Danville, Mich., resident Kermit Johnson looks at “Paintings from Up North” on Feb. 22, 2013, at Mackerel Sky Gallery of Contemporary Craft. The collection is a series of landscapes by Michigan artist Kris Love. Julia Nagy/The State News

Sometimes, it just takes a change of scenery to spark an entire art gallery.

Michigan painter Kris Love grew up in Texas. Known for its plains, Love said she grew bored with the flat landscape. When she moved to Michigan in 1976, the varied landscape of the region inspired her.

“There’s something about the contour, the sandy dunes and dents in the landscape that make me feel good,” Love said. “I feel more inspired when I’m in a landscape that has variety to it.”

Her series, “Paintings from Up North,” is being presented at Mackerel Sky, 211 M.A.C Ave. It opened Sunday and will run through March 25.

“Paintings from Up North” is inspired by Love’s last four years living in Traverse City. She said after experiencing the sights of Grand Traverse Bay, which is a bay of Lake Michigan, she felt compelled to paint.

“The landscape up here is powerful and unique,” she said. “Michigan has crazy skies that you don’t see downstate. It’s always changing. The landscape and the lights here are very unique.”

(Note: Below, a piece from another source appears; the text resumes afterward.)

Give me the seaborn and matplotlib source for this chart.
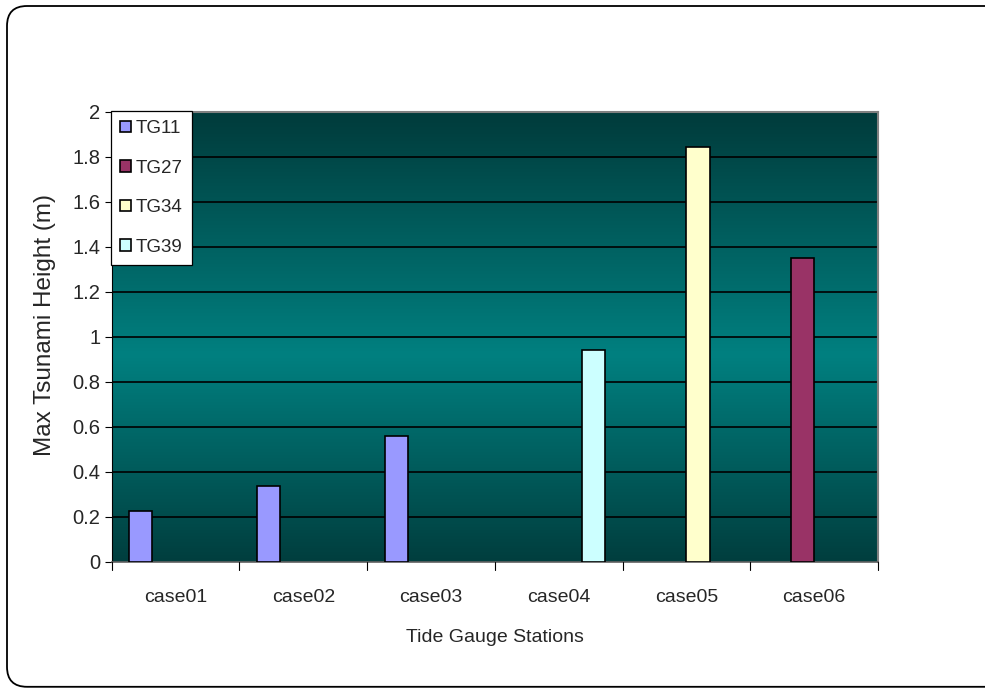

Love graduated from the MSU Graduate School in 1977. She began her graduate study at University of Houston, but moved to East Lansing in 1976 when her husband took a job teaching at MSU.

After teaching at Lansing Community College for several years, Love was one of 66 painters selected from across the world who helped restore the Michigan State Capitol from 1989-92. Only six of the chosen painters were from Michigan. During the project, Love focused on detail work and stenciling, which she says changed her painting technique as an artist.

“Decorative painting is the opposite of creative work,” she said. “It’s coming at painting at a different angle than what you’re taught at art school.”

Love said that working with other painters forced her to minimize brush strokes and aim towards blending her work in with other people.

“We use a different painting technique so that it doesn’t look like 25 different people painted it,” she continued. “I ended up using a lot of the decorative brushes that are not usually used by painters.”

The decorative painting influence is evident in “Paintings from Up North.” Love focused on building layers in her paintings as opposed to aiming for texture, which she says makes the paintings more atmospheric.

Linda Dufelmeier, who owns Mackerel Sky with her husband ,Tom, said Love’s paintings make you take a deep breath.

“It takes you into a different place,” she said. “That’s what’s so good about it. It takes you to a different place, but reminds you about the place you’re in. The thing about these paintings is that for anyone who’s a Michigander, you see (the painting’s) and you know exactly where it is.”

Tom Dufelmeier said after a promising opening, he expects the exhibit to be a success.

“We still have a month of the show left, so we expect to sell more,” he said.